I can’t put my finger on it, but somehow—some way—Foreign Talks’ newly released self titled album sounds like something from a 1970’s Italian romance. Of course, they aren’t Italian, and they aren’t from the seventies. Maybe it’s the mix of the singer’s voice and lighthearted backing, or the vintage scales that evoke memories in 88 millimeter film.  It’s the type of music that you play in your head when you’re riding a Vespa through Rome (if you’re ever so lucky), or when your swinging off a rope into a lake (something much more likely), Foreign Talks’ self titled album is the soundtrack to the kind of freedom that only comes with being happy. It’s the sound of contentment, of youth, of something unfamiliar and completely recognizable. It’s a sound you’ve never heard before but recognize instantly. It’s light, it’s poppy, it’s complex. For all intents and purposes: they’re like a crisp white wine.

Ok, so maybe I’m being overly-poetic, but Foreign Talks’ self titled album is cool, refreshing, and extremely palatable, so the imagery fits. They’re a band based in Portland, Oregon, and it almost makes sense. Almost. Portland has gotten a lot of press as being the hipster capitol of America (or at the very least in strong competition). It’s a west coastal city that’s known for being weird and unusual, home to Voodoo Doughnuts and The Goonies. Of course, the reason I say it almost makes sense is that Portland is a city with little restraint. It’s not gluttonous, not by any means, but it is a place where ideas are pushed to their absolute limit.

Maybe that’s what makes Foreign Talks so refreshing.
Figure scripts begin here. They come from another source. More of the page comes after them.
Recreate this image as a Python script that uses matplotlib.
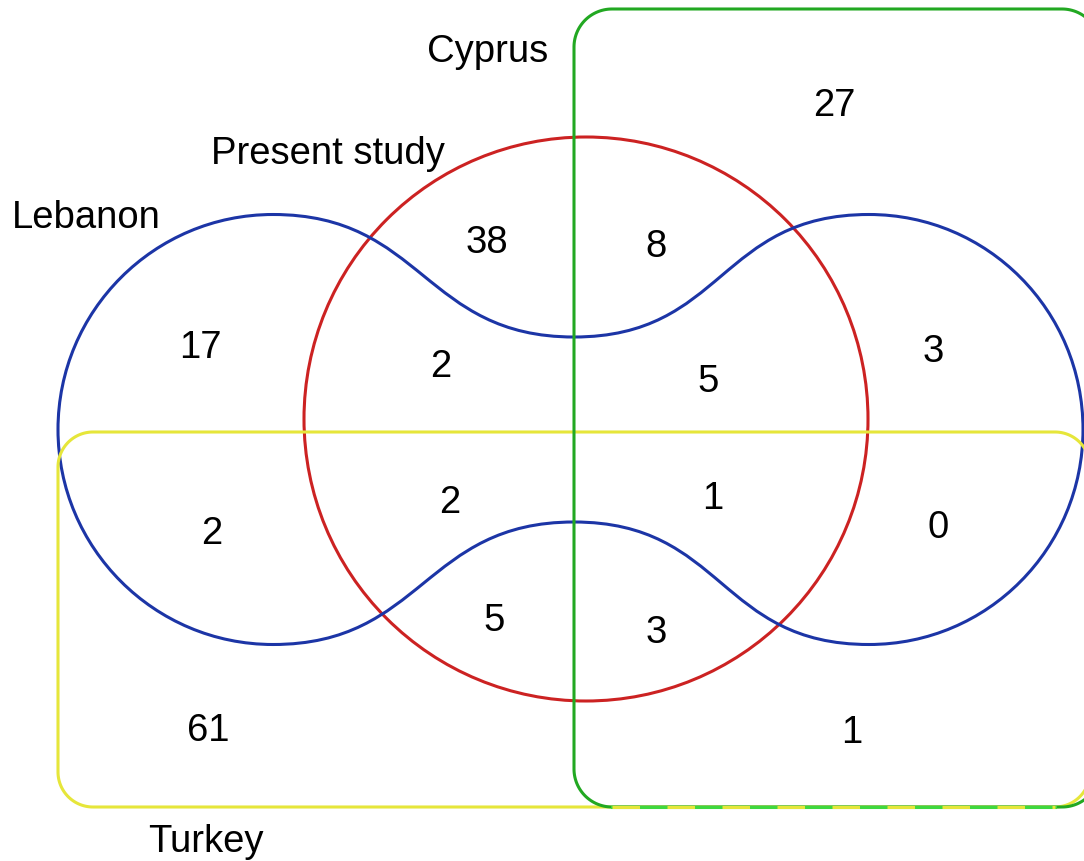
import numpy as np
import matplotlib.pyplot as plt
from matplotlib.patches import Circle, PathPatch
from matplotlib.path import Path

plt.rcParams['font.family'] = ['Liberation Sans', 'DejaVu Sans']

# set names and region counts
set_names = ['Cyprus', 'Present study', 'Lebanon', 'Turkey']
counts = [27, 38, 8, 17, 2, 5, 3, 2, 1, 0, 2, 5, 3, 61, 1]

# where things go (pixel coords, y down)
name_xy = [(488, 62), (328, 164), (86, 228), (206, 852)]
count_xy = [(834, 116), (487, 253), (656, 257), (200, 358), (441, 377),
            (708, 392), (933, 362), (450, 513), (713, 509), (938, 538),
            (212, 544), (494, 631), (656, 643), (208, 741), (852, 743)]

blue = '#1c35a6'
red = '#cc2222'
green = '#22a822'
yellow = '#e6e63a'


def rounded_rect(x0, y0, x1, y1, rad, n=30):
    # polyline of a rounded rectangle, corners as quarter arcs
    corners = [(x1 - rad, y1 - rad, 0), (x0 + rad, y1 - rad, 90),
               (x0 + rad, y0 + rad, 180), (x1 - rad, y0 + rad, 270)]
    xs, ys = [], []
    for cx, cy, a0 in corners:
        t = np.radians(np.linspace(a0, a0 + 90, n))
        xs.append(cx + rad * np.cos(t))
        ys.append(cy + rad * np.sin(t))
    xs = np.concatenate(xs)
    ys = np.concatenate(ys)
    return np.append(xs, xs[0]), np.append(ys, ys[0])


fig = plt.figure(figsize=(10.84, 8.62), dpi=100)
ax = fig.add_axes([0, 0, 1, 1])
ax.set_xlim(0, 1084)
ax.set_ylim(862, 0)
ax.axis('off')

lw = 2.2

# Turkey - yellow rounded box
ax.plot(*rounded_rect(58, 433, 1090, 808, 35), color=yellow, lw=lw)
# Cyprus - green rounded box
ax.plot(*rounded_rect(574, 10, 1100, 808, 38), color=green, lw=lw)
# shared bottom edge drawn dashed yellow over green
ax.plot([612, 1055], [808, 808], color='#3ed83e', lw=lw)
ax.plot([612, 1055], [808, 808], color=yellow, lw=lw, dashes=(9, 9))

# Present study - red circle
ax.add_patch(Circle((586, 420), 282, fc='none', ec=red, lw=lw))

# Lebanon - blue dumbbell made of cubic curves
cy = 430.5
lx, rx = 273, 869      # lobe centres
r = 215                # lobe half size
mx, h = 574, 92.5      # waist position and half height
k = 0.552 * r
w = 150
top = cy - r
bot = cy + r
verts = [
    (lx - r, cy),
    (lx - r, cy - k), (lx - k, top), (lx, top),
    (lx + w, top), (mx - w, cy - h), (mx, cy - h),
    (mx + w, cy - h), (rx - w, top), (rx, top),
    (rx + k, top), (rx + r - 1, cy - k), (rx + r - 1, cy),
    (rx + r - 1, cy + k), (rx + k, bot), (rx, bot),
    (rx - w, bot), (mx + w, cy + h), (mx, cy + h),
    (mx - w, cy + h), (lx + w, bot), (lx, bot),
    (lx - k, bot), (lx - r, cy + k), (lx - r, cy),
]
codes = [Path.MOVETO] + [Path.CURVE4] * 24
ax.add_patch(PathPatch(Path(verts, codes), fc='none', ec=blue, lw=lw))

fs = 27.5
for name, (x, y) in zip(set_names, name_xy):
    ax.text(x, y, name, fontsize=fs, ha='center', va='baseline')
for c, (x, y) in zip(counts, count_xy):
    ax.text(x, y, str(c), fontsize=fs, ha='center', va='baseline')

fig.savefig('out.png', dpi=100)
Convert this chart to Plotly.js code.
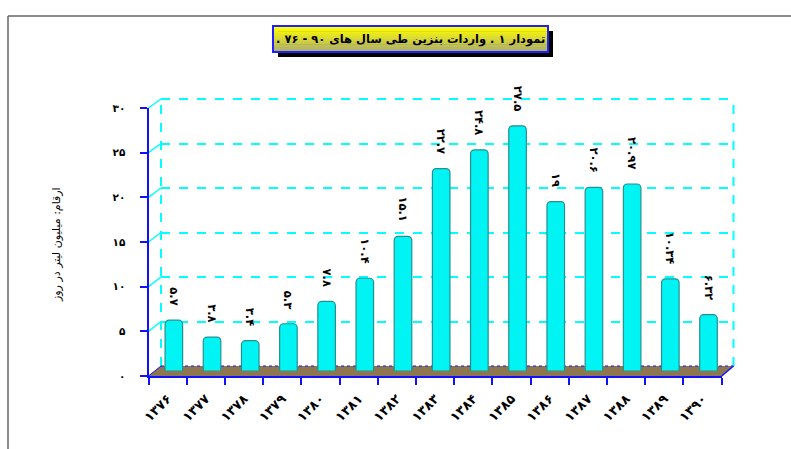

They aren’t over-powered, they aren’t in your face, their music isn’t heavy-handed or over the top. It’s clean, it’s crisp, it’s clear. In short: it’s wonderful. There’s something ingenious in creating boundaries and performing in them, perfectly and exact.

OK. So let’s talk about the album for a minute. The opening track is titled “Denial,” instantly referencing strong influences from fellow west costal acts Local Natives. It feels like the beach, like the things in California that feel like the things is Tuscany. It’s hard to explain, and I’m not quite sure that I get it myself.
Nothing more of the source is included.